The truth is we have enough oil to last us for at least another century at our current rate of consumption. Here's a mind bender: the United States burns ten thousand gallons of oil a second. If you throw in the exponential growth of underdeveloped countries like China and India and the proposed Kyoto II protocol, that oil reserve which took two millions years to make would be depleted in anywhere from 50-100 years. Despite how harrowing these numbers are, it's not even the tip of the iceburg. Ask your parents about the OPEC oil embargos in the 1970s. Ask about the two hour waits at the gas pump and the rationing that took place then when gas was only pennies on the dollar. If something of that nature happened today in the US, citizens would torch cities. "I have to wait two hours to pay a hundred dollars so I can fill up my Escalade!?" Believe it. Given the sociopolitical instability of so many oil producing regions in the world (the Middle East, Kenya), the geographical impossibility of some regions in which to drill (Siberia and Kamkatcha), or the geopolitical ramifications of drilling (ANWR and Canada) the world is facing a decision none of us want to make: wreck the environment to fulfill the needs of a growing world or pray that scientists come up with a magic bullet that won't take fifty years to implement and thus render it useless by the time it comes into play.
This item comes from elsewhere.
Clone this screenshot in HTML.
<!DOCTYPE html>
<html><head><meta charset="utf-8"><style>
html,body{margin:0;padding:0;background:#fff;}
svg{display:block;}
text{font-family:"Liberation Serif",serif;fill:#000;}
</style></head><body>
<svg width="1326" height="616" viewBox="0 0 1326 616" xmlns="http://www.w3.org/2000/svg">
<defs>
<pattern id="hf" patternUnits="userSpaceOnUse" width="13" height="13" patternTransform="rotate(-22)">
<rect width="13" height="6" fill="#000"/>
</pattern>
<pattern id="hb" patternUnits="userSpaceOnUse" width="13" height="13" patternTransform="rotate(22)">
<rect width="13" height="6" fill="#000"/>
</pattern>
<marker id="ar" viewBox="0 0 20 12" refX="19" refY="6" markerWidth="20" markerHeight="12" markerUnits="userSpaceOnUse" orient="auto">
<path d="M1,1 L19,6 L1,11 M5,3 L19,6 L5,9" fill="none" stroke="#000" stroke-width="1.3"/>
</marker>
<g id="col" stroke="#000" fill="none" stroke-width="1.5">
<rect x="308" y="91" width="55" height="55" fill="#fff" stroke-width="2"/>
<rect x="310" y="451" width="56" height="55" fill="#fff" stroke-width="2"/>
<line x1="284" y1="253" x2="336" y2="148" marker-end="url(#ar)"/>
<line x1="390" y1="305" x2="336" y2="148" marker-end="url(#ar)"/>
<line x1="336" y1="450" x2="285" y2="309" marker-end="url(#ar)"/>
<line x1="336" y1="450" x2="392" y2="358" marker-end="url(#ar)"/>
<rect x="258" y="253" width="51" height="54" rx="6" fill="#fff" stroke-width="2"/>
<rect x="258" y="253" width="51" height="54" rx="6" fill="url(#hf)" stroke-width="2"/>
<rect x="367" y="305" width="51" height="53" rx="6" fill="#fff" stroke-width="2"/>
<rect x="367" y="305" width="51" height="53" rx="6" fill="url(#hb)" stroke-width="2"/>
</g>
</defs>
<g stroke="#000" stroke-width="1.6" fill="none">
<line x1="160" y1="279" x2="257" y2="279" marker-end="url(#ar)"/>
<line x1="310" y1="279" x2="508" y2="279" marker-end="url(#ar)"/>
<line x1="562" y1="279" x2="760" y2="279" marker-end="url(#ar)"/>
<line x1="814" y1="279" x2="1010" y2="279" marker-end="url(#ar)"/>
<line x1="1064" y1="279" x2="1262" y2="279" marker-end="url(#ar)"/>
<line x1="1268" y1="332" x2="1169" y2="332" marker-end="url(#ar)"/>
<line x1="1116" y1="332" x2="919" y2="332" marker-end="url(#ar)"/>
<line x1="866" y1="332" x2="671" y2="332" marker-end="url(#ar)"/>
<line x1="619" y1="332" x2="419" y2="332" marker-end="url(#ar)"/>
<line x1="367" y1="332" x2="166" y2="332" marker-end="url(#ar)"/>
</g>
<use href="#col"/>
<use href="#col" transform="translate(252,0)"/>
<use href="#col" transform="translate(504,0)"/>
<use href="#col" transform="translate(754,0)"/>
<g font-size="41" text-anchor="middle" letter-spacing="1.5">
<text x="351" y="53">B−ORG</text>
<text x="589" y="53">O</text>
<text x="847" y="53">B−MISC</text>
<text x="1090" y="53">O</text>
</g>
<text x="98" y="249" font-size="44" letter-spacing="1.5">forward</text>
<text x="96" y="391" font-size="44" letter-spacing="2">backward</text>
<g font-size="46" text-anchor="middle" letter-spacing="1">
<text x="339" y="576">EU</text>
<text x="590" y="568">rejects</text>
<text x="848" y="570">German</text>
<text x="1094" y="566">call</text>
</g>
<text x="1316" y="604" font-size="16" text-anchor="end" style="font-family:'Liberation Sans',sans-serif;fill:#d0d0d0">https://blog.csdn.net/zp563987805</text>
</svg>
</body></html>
We're facing a grave problem ahead of us, and the situation could already be so much better if people knew about the whole problem, not just what shows up on the homefront.
Furthering this maddening campaign of misinformation and subsequent misappropriation are the acts of our Congress. It finally seems like they have opened their eyes to the monumental problem facing us not only in the fuel sector but in energy as well. Despite this, they have been very passive, making empty promises and focusing on gap solutions and obsolete energies. An example of this is ethanol. Touted as "America's clean fuel," ethanol in the US is derived from corn. As previously stated, ethanol is cost prohibitive when derived from corn. So what does Congress do? Sink 1.4 billion dollars into ethanol subsidies that will eat up 5 million hectacres of corn that could be feeding Americans and lowering food costs instead of buoying a faltering sugar cane crop and giving hope back to thousands of farmers in Louisiana and Florida. This is one government misstep that could make the ineptitude of FEMA pale in comparison.
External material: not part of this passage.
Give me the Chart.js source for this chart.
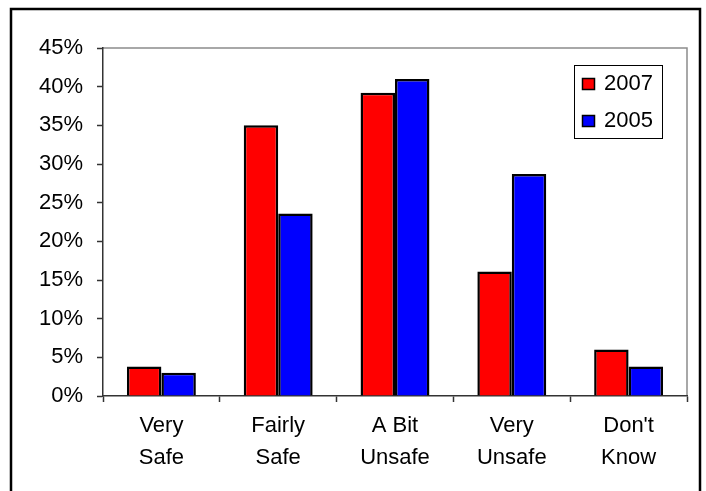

It's better to address this problem now than in the future when the situation will warrant a serious concern not unlike the specter of nuclear holocaust during the Cold War. The funny thing is my hyperbole may not be as far from the truth as you think. If one country were to have a monopoly on the world's oil reserve (OPEC does not have a monopoly, it's more or less a cartel) the effects on developed countries would be devastating. The lack of energy diversity is the number one problem facing our planet right now. Our dependence on fossil fuels have contributed to global climate change, though the data needs more time to be analyzed. It has also left the United States at a loss from a national security standpoint. We need oil and if our supply from less-than-friendly countries were cut, the nation would almost come to a standstill. The groundwork for alternative energy was laid by the Kyoto Protocol, an act the United States refused to sign over concerns about the leniency granted to China. President Obama will have no such excuses not to sign the next major global environmental act when it is passed sometime toward the end of his first term in office. There will be a time when America's energy policy will have to override national defense interests because the energy policy will become our defense policy. A self-sustaining national energy grid would be our best defense against oil embargos, terrorist attacks, and foreign arm wrangling. My message to Washington is: the sooner the better. Now, where's that ethanol?